Central extension of the algebraic loop group I'm doing some constructions with the universal central extension $\widehat{\Omega G}$ of the loop group $\Omega G$ (here $G$ is a matrix group), where a priori the loops involved are just smooth, but in fact turn out to be rational functions. This got me thinking to see if everything will in fact land inside the algebraic loop group $G\left(\mathbb{C}((t))\right)$. However, I would like to know how one constructs the central extension in that case, as for some reason I can't seem to find a decent discussion of this (I'm probably being stupid in my searching...). In particular, is the central extension something like an ind-affine algebraic group? Given the cocycle describing the extension, how do you get said extension? (the method I know gives it as a quotient of a split central extension of $P\Omega G$, see links above)

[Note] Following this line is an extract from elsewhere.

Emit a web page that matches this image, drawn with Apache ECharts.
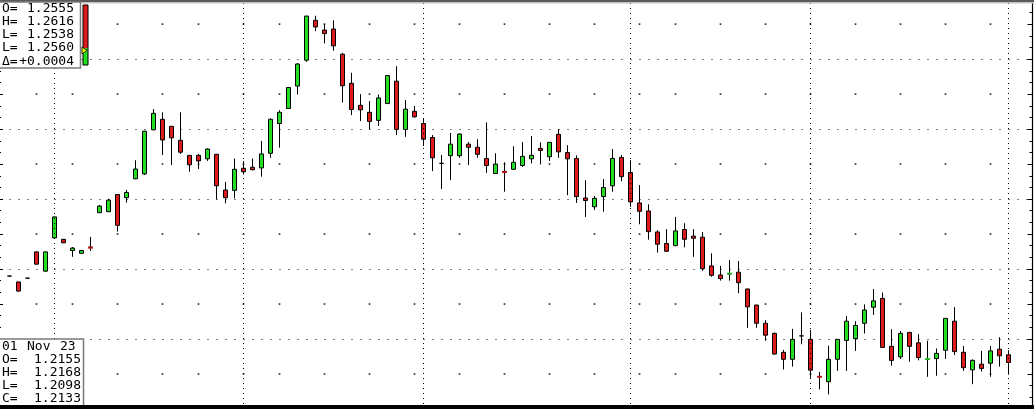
<!DOCTYPE html>
<html>
<head>
<meta charset="utf-8">
<script src="https://cdn.jsdelivr.net/npm/echarts@6/dist/echarts.min.js"></script>
<style>
html,body{margin:0;padding:0;background:#fff;}
#chart{width:1034px;height:409px;}
</style>
</head>
<body>
<div id="chart"></div>
<script>
const categories = [
'2023-05-24','2023-05-25','2023-05-26','2023-05-30','2023-05-31',
'2023-06-01','2023-06-02','2023-06-05','2023-06-06','2023-06-07','2023-06-08','2023-06-09','2023-06-12','2023-06-13','2023-06-14','2023-06-15','2023-06-16','2023-06-20','2023-06-21','2023-06-22','2023-06-23','2023-06-26','2023-06-27','2023-06-28','2023-06-29','2023-06-30',
'2023-07-03','2023-07-05','2023-07-06','2023-07-07','2023-07-10','2023-07-11','2023-07-12','2023-07-13','2023-07-14','2023-07-17','2023-07-18','2023-07-19','2023-07-20','2023-07-21','2023-07-24','2023-07-25','2023-07-26','2023-07-27','2023-07-28','2023-07-31',
'2023-08-01','2023-08-02','2023-08-03','2023-08-04','2023-08-07','2023-08-08','2023-08-09','2023-08-10','2023-08-11','2023-08-14','2023-08-15','2023-08-16','2023-08-17','2023-08-18','2023-08-21','2023-08-22','2023-08-23','2023-08-24','2023-08-25','2023-08-28','2023-08-29','2023-08-30','2023-08-31',
'2023-09-01','2023-09-05','2023-09-06','2023-09-07','2023-09-08','2023-09-11','2023-09-12','2023-09-13','2023-09-14','2023-09-15','2023-09-18','2023-09-19','2023-09-20','2023-09-21','2023-09-22','2023-09-25','2023-09-26','2023-09-27','2023-09-28','2023-09-29',
'2023-10-02','2023-10-03','2023-10-04','2023-10-05','2023-10-06','2023-10-09','2023-10-10','2023-10-11','2023-10-12','2023-10-13','2023-10-16','2023-10-17','2023-10-18','2023-10-19','2023-10-20','2023-10-23','2023-10-24','2023-10-25','2023-10-26','2023-10-27','2023-10-30','2023-10-31',
'2023-11-01','2023-11-02','2023-11-03'
];

const opens = [
1.2380,1.2363,1.2374,1.2449,1.2394,
1.2489,1.2485,1.2453,1.2445,1.2463,1.2561,1.2564,1.2613,1.2604,1.2658,1.2672,1.2798,1.2828,1.2808,1.2768,1.2725,1.2725,1.2715,1.2728,1.2626,1.2625,
1.2688,1.2691,1.2689,1.2731,1.2816,1.2859,1.2923,1.2997,1.3111,1.3083,1.3086,1.3014,1.2931,1.2868,1.2848,1.2825,1.2873,1.2937,1.2799,1.2851,
1.2816,1.2776,1.2702,1.2724,1.2724,1.2757,1.2748,1.2716,1.2673,1.2679,1.2685,1.2696,1.2715,1.2745,1.2721,1.2785,1.2733,1.2716,1.2603,1.2578,1.2607,1.2638,1.2719,
1.2676,1.2589,1.2566,1.2506,1.2473,1.2467,1.2513,1.2494,1.2491,1.2409,1.2383,1.2386,1.2391,1.2343,1.2297,1.2245,1.2216,1.2162,1.2142,1.2209,
1.2199,1.2093,1.2078,1.2142,1.2196,1.2201,1.2245,1.2291,1.2316,1.2179,1.2149,1.2219,1.2189,1.2142,1.2144,1.2168,1.2251,1.2162,1.2112,1.2128,1.2131,1.2171,
1.2155
];
const closes = [
1.2380,1.2337,1.2374,1.2414,1.2449,
1.2549,1.2475,1.2460,1.2453,1.2461,1.2580,1.2597,1.2525,1.2619,1.2686,1.2794,1.2845,1.2769,1.2775,1.2734,1.2698,1.2709,1.2743,1.2638,1.2604,1.2685,
1.2678,1.2684,1.2729,1.2828,1.2848,1.2919,1.2986,1.3123,1.3092,1.3073,1.3038,1.2924,1.2856,1.2855,1.2822,1.2889,1.2953,1.2799,1.2857,1.2835,
1.2771,1.2718,1.2702,1.2757,1.2786,1.2748,1.2728,1.2696,1.2700,1.2677,1.2705,1.2722,1.2725,1.2739,1.2762,1.2735,1.2715,1.2607,1.2596,1.2602,1.2633,1.2716,1.2664,
1.2592,1.2565,1.2507,1.2471,1.2451,1.2509,1.2485,1.2488,1.2401,1.2382,1.2373,1.2387,1.2361,1.2292,1.2245,1.2211,1.2157,1.2142,1.2199,1.2209,
1.2111,1.2092,1.2142,1.2199,1.2251,1.2239,1.2283,1.2309,1.2176,1.2139,1.2216,1.2179,1.2147,1.2143,1.2159,1.2259,1.2164,1.2118,1.2139,1.2116,1.2166,1.2152,
1.2133
];
const lows = [
1.2380,1.2336,1.2374,1.2413,1.2393,
1.2488,1.2474,1.2435,1.2444,1.2452,1.2560,1.2563,1.2507,1.2590,1.2657,1.2669,1.2797,1.2726,1.2697,1.2729,1.2678,1.2686,1.2709,1.2599,1.2588,1.2602,
1.2671,1.2682,1.2664,1.2718,1.2747,1.2858,1.2899,1.2992,1.3080,1.3045,1.3024,1.2876,1.2840,1.2823,1.2799,1.2809,1.2872,1.2783,1.2778,1.2833,
1.2752,1.2680,1.2629,1.2654,1.2718,1.2697,1.2718,1.2675,1.2672,1.2621,1.2684,1.2692,1.2702,1.2699,1.2709,1.2718,1.2611,1.2589,1.2549,1.2569,1.2564,1.2621,1.2651,
1.2578,1.2528,1.2484,1.2447,1.2449,1.2465,1.2462,1.2435,1.2395,1.2378,1.2367,1.2367,1.2331,1.2232,1.2232,1.2195,1.2156,1.2113,1.2121,1.2185,
1.2089,1.2056,1.2042,1.2109,1.2109,1.2166,1.2216,1.2269,1.2175,1.2124,1.2143,1.2135,1.2139,1.2092,1.2095,1.2143,1.2154,1.2109,1.2071,1.2107,1.2092,1.2121,
1.2098
];
const highs = [
1.2380,1.2364,1.2374,1.2450,1.2450,
1.2550,1.2486,1.2463,1.2454,1.2492,1.2583,1.2601,1.2614,1.2626,1.2711,1.2795,1.2857,1.2848,1.2809,1.2848,1.2726,1.2729,1.2745,1.2729,1.2649,1.2716,
1.2709,1.2716,1.2766,1.2831,1.2854,1.2920,1.2989,1.3124,1.3124,1.3100,1.3111,1.3018,1.2961,1.2900,1.2880,1.2899,1.2955,1.2980,1.2883,1.2866,
1.2829,1.2783,1.2726,1.2789,1.2787,1.2763,1.2771,1.2819,1.2731,1.2705,1.2751,1.2763,1.2780,1.2762,1.2763,1.2800,1.2754,1.2725,1.2654,1.2609,1.2657,1.2743,1.2726,
1.2711,1.2640,1.2585,1.2511,1.2514,1.2549,1.2531,1.2514,1.2506,1.2445,1.2409,1.2426,1.2423,1.2344,1.2298,1.2254,1.2219,1.2169,1.2229,1.2276,
1.2226,1.2106,1.2181,1.2200,1.2266,1.2251,1.2299,1.2343,1.2333,1.2228,1.2223,1.2220,1.2214,1.2195,1.2173,1.2260,1.2291,1.2180,1.2142,1.2166,1.2180,1.2205,
1.2168
];

const infoTopLabels = ['O=', 'H=', 'L=', 'L=', 'Δ='];
const infoTopValues = ['1.2555', '1.2616', '1.2538', '1.2560', '+0.0004'];
const infoBottomDate = ['01', 'Nov', '23'];
const infoBottomLabels = ['O=', 'H=', 'L=', 'C='];
const infoBottomValues = ['1.2155', '1.2168', '1.2098', '1.2133'];

const GREEN = '#22dd22', RED = '#dd1a1a';
const yMin = 1.20, yMax = 1.3169, majorStep = 0.02, minorStep = 0.01;

// candlestick data: [open, close, low, high]
const candleData = opens.map((o, i) => [o, closes[i], lows[i], highs[i]]);

// near-flat bars: coloured dash on top of the black outline
const dojiMarks = [];
opens.forEach((o, i) => {
  const c = closes[i];
  if (o !== c && Math.abs(o - c) <= 0.00021) {
    dojiMarks.push({ value: [i, c], itemStyle: { color: c > o ? GREEN : RED } });
  }
});

// month starts (vertical dotted lines) and week starts (sparse dot lattice)
const monthStarts = [], weekStarts = [];
for (let i = 1; i < categories.length; i++) {
  const d = new Date(categories[i] + 'T00:00:00Z'), p = new Date(categories[i - 1] + 'T00:00:00Z');
  if (d.getUTCMonth() !== p.getUTCMonth()) monthStarts.push(categories[i]);
  if (i < opens.length && d.getUTCDay() <= p.getUTCDay()) weekStarts.push(i);
}
const minorLevels = [];
for (let k = 0; ; k++) {
  const v = +(yMin + minorStep + k * majorStep).toFixed(4);
  if (v >= yMax) break;
  minorLevels.push(v);
}
const lattice = [];
weekStarts.forEach(i => minorLevels.forEach(v => lattice.push([i, v])));

const chart = echarts.init(document.getElementById('chart'), null, { renderer: 'canvas' });

const FONT = '"DejaVu Sans Mono", monospace';
const graphics = [];
// top border
graphics.push({ type: 'rect', shape: { x: 0, y: 0, width: 1034, height: 2 }, style: { fill: '#5a5a5a' }, z: 100 });
graphics.push({ type: 'rect', shape: { x: 0, y: 2, width: 1034, height: 1.5 }, style: { fill: '#c4c4c4' }, z: 100 });
// top-left info box
graphics.push({ type: 'rect', shape: { x: -2, y: 2, width: 82.5, height: 66 }, style: { fill: '#fff', stroke: '#7a7a7a', lineWidth: 1.5 }, z: 101 });
infoTopLabels.forEach((t, k) => {
  const y = 8.5 + k * 13.2;
  graphics.push({ type: 'text', x: 2, y: y, style: { text: t, font: '13px ' + FONT, fill: '#000', textAlign: 'left', textVerticalAlign: 'middle' }, z: 102 });
  graphics.push({ type: 'text', x: 74, y: y, style: { text: infoTopValues[k], font: '13px ' + FONT, fill: '#000', textAlign: 'right', textVerticalAlign: 'middle' }, z: 102 });
});
// mini bar widget built from the top box values (H, L, O, last)
(function () {
  const o = parseFloat(infoTopValues[0]), h = parseFloat(infoTopValues[1]), l = parseFloat(infoTopValues[2]), c = parseFloat(infoTopValues[3]);
  const top = 5, bot = 65, yOf = v => top + (h - v) / (h - l) * (bot - top);
  graphics.push({ type: 'rect', shape: { x: 83, y: top, width: 5, height: yOf(c) - top }, style: { fill: RED }, z: 102 });
  graphics.push({ type: 'rect', shape: { x: 83, y: yOf(c), width: 5, height: bot - yOf(c) }, style: { fill: GREEN }, z: 102 });
  graphics.push({ type: 'rect', shape: { x: 83, y: top, width: 5, height: bot - top }, style: { fill: 'none', stroke: '#000', lineWidth: 1 }, z: 103 });
  const ty = yOf(o) - 1.5;
  graphics.push({ type: 'polygon', shape: { points: [[82, ty - 3.5], [87, ty], [82, ty + 3.5]] }, style: { fill: '#f2f200', stroke: '#000', lineWidth: 0.8 }, z: 104 });
})();
// bottom-left info box
graphics.push({ type: 'rect', shape: { x: -2, y: 339, width: 85.5, height: 72 }, style: { fill: '#fff', stroke: '#7a7a7a', lineWidth: 1.5 }, z: 101 });
[2, 27, 60].forEach((x, k) => {
  graphics.push({ type: 'text', x: x, y: 346.5, style: { text: infoBottomDate[k], font: '13px ' + FONT, fill: '#000', textAlign: 'left', textVerticalAlign: 'middle' }, z: 102 });
});
infoBottomLabels.forEach((t, k) => {
  const y = 360 + k * 13;
  graphics.push({ type: 'text', x: 2, y: y, style: { text: t, font: '13px ' + FONT, fill: '#000', textAlign: 'left', textVerticalAlign: 'middle' }, z: 102 });
  graphics.push({ type: 'text', x: 81, y: y, style: { text: infoBottomValues[k], font: '13px ' + FONT, fill: '#000', textAlign: 'right', textVerticalAlign: 'middle' }, z: 102 });
});
// bottom border
graphics.push({ type: 'rect', shape: { x: 0, y: 405, width: 1034, height: 4 }, style: { fill: '#000' }, z: 105 });

const tickAxis = (pos, offset) => ({
  type: 'value', min: yMin, max: yMax, interval: minorStep, position: pos, offset: offset,
  axisLine: { show: true, onZero: false, lineStyle: { color: '#000', width: 1.2 } },
  axisTick: { show: true, inside: true, length: 5, lineStyle: { color: '#000', width: 1 } },
  minorTick: { show: true, splitNumber: 3, length: 3, lineStyle: { color: '#000', width: 1 } },
  axisLabel: { show: false }, splitLine: { show: false }, minorSplitLine: { show: false }
});

chart.setOption({
  animation: false,
  backgroundColor: '#fff',
  grid: { left: 5, top: 0, width: 1026, height: 409, containLabel: false },
  xAxis: {
    type: 'category', data: categories, boundaryGap: true,
    axisLine: { show: false }, axisTick: { show: false }, axisLabel: { show: false }, splitLine: { show: false }
  },
  yAxis: [
    {
      type: 'value', min: yMin, max: yMax, interval: majorStep, position: 'right',
      axisLine: { show: false }, axisTick: { show: false }, axisLabel: { show: false },
      splitLine: { show: true, lineStyle: { color: '#000', width: 1, type: [1, 8], dashOffset: 4.5 } }
    },
    tickAxis('right', 1.5),
    tickAxis('left', 7)
  ],
  graphic: graphics,
  series: [
    {
      type: 'scatter', yAxisIndex: 0, z: 1, silent: true,
      symbol: 'rect', symbolSize: 1.7, itemStyle: { color: '#000' },
      data: lattice,
      markLine: {
        silent: true, symbol: 'none', label: { show: false },
        lineStyle: { color: '#000', width: 1, type: [1, 4] },
        data: monthStarts.map(m => ({ xAxis: m }))
      }
    },
    {
      type: 'candlestick', yAxisIndex: 0, z: 3, barWidth: 4,
      itemStyle: { color: GREEN, color0: RED, borderColor: '#000', borderColor0: '#000', borderColorDoji: '#000', borderWidth: 1 },
      data: candleData
    },
    {
      type: 'scatter', yAxisIndex: 0, z: 4, silent: true,
      symbol: 'rect', symbolSize: [5, 2],
      data: dojiMarks
    }
  ]
});
</script>
</body>
</html>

Now my intended aim is to package this into something like the crossed module $\widehat{\Omega G} \to PG$ representing the String 2-group, but using more algebraic ingredients. For instance, replace the Frechet manifold $PG$ of based paths in $G$ with the space of polynomial or rational connections on the trivial $G$-bundle on $\mathbb{C}^\times$. The part I don't know is the central extension as indicated above.
EDIT: let me add that I would be most interested in knowing whether the central extension of the loop group is something like an algebraic group or if it is in some sense 'inherently transcendental' (for instance, the cocycle one uses to build it uses a residue).
 A: Since this recently got bumped by the community user, I thought I'd have a go at constructing an answer.
The central extension (of G(ℂ((t))) by ℂ×) is algebraic. In particular it is a group ind-scheme, which I believe is strict and ind-affine.
However, there does not seem to be a great place in the literature to find information about this central extension (so the OP is not being stupid in his searching).
What immediately came to mind for me is Beilinson and Drinfeld's unpublished manuscript "Quantization of Hitchin's Integrable System and Hecke Eigensheaves." I can't say with truth that I am an expert on the contents within, but I believe the answers sought are contained within.
Also worth looking at, as mentioned by abx, is the paper by Beauville and Laszlo, "Conformal blocks and generalized theta functions."
On the Kac-Moody side, there is the paper "Construction d’un groupe de Kac-Moody
et applications" by Mathieu. However once this is constructed, there is the question of comparing it to the loop group, which I don't know where to find an answer to. (On the other hand, Kumar's book doesn't seem to go as far as to construct the Kac-Moody groups as ind-schemes).
Since cocycles were brought up, let me point out that for central extensions of group objects in a category C, for cocyles to exist, there must be a splitting in C (not as groups) of the map to the quotient. There will be no cocyle within the cateogry of ind-schemes. However at the level of R-points for some R, you could reasonably expect to find a cocycle. The paper "Block-compatible metaplectic cocycles" by Banks, Levi and Sepanski may be useful to some readers wanting to try their hand at certain explicit cocycles (I've found it useful myself in the context of metaplectic groups over local fields).
Hopefully some intrepid MO reader will see this and be motivated to produce a thorough, reliable and accessible exposition of this field.
A: Lie algebra cocycles are always algebraic. But if you try to integrate them up to group cocycles you meet homotopy obstacles, and you solve ODE's (twice) which give transcendental answers except in very degenerate cases.